Japan lost its position as the world’s second-biggest economy to China awhile ago. But it’s beating out its Asian rival in one area at least: private equity. For restructuring experts such as KKR & Co. LP, whose founders recently declared Japan the company’s “highest priority” outside the U.S., the smaller country offers much more attractive opportunities. And the reasons are as much political as financial.
That might seem surprising, given that the Chinese market dwarfs Japan’s. (Private equity investment value in greater China, including domestic yuan funds, averaged $72 billion annually in the past five years, compared to just $9 billion in Japan.) The mainland features growth companies galore and easy exit opportunities through initial public offerings in Hong Kong, the U.S. and soon, for tech firms, Shanghai.
Private-equity companies from around the world have raised billions of dollars to invest in China, hoping to take advantage of its domestic consumption story and tech frenzy. Even KKR has bought into Chinese firms such as pork producer Cofco Meat Holdings Ltd. and personal-finance platform Shenzhen Suishou Technology Co. Ltd.
Yet several factors undercut China’s attractiveness. Typically, for instance, most targets aren’t as mature as those in Japan or the U.S.; they’re still in empire-building mode, so only minority stakes are available for purchase. Deals are in the range of a few hundred million dollars on average — small potatoes compared to Bain’s $18 billion purchase a couple years of ago of Toshiba Corp.’s memory chip business. Valuations, too, are frothy.
By contrast, as in the U.S., Japan’s dying conglomerates offer rich pickings. They house a slew of underloved or non-core assets: About a quarter of the companies on the Nikkei 400 have 100 or more subsidiaries apiece, and many have more than 300 divisions below the parent company.
There’s a real chance to create global leaders from these assets — an opportunity that China’s domestic-focused private equity investors don’t enjoy. KKR, which has been in Japan since 2010 and invested in six carve-outs since then, has put this strategy to work with the healthcare business of Panasonic Corp., which it acquired in 2013. Since renamed PHC, the unit bought Bayer AG’s diabetes care unit and is in the midst of acquiring Thermo Fisher Scientific, Inc.’s pathology business. In 2016, KKR also bought auto-parts maker Calsonic Kansei Corp. from Nissan for $4.3 billion. The takeover target then bought Fiat Chrysler’s high-tech parts-making business last year.

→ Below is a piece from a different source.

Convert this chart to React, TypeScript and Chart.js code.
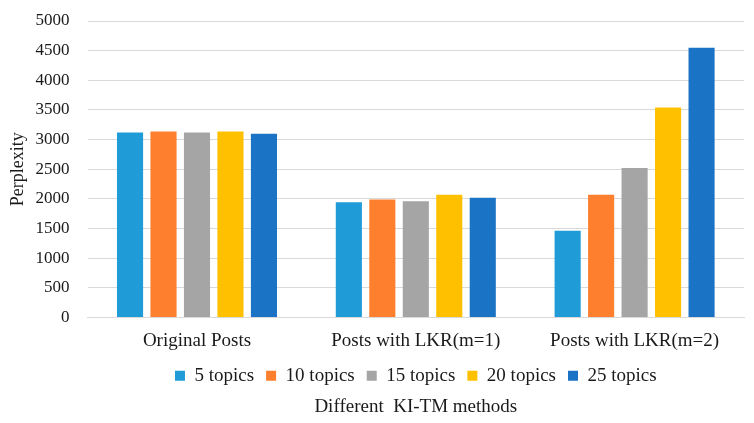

Equally important is the fact that the Japanese government now actively supports such buyouts, a big change from the insular boom years when private equity firms were decried as rapacious foreign raiders. There was remarkably little public backlash after Toshiba sold off its crown jewel, or when Nissan sold Calsonic. At least in part, that’s because Prime Minister Shinzo Abe has pushed for a greater focus on corporate governance and shareholder returns. That means slimming down unwieldy conglomerates and revamping management at underperforming companies.
Foreign private equity firms can help do both, and then get these essentially mature businesses to expand globally. They can address another problem as well: Thousands of Japanese family-owned firms are facing potential succession crises as founders near retirement. That’s much less of a problem in China, where companies are newer.
Investors clearly see opportunity. A study by Bain & Company found that private equity firms in Japan are willing to pay 9.7 times Ebitda in the form of enterprise value for their targets, while corporate acquirers and the stock market pay almost 25 percent less.
No one’s giving up on China; indeed, KKR’s own former China heads recently raised an eye-catching $2 billion for a debut private equity fund focused on the mainland. Yet, around the world, billions of dollars have been raised but not spent for lack of targets. That money might find a comfortable home in Japan.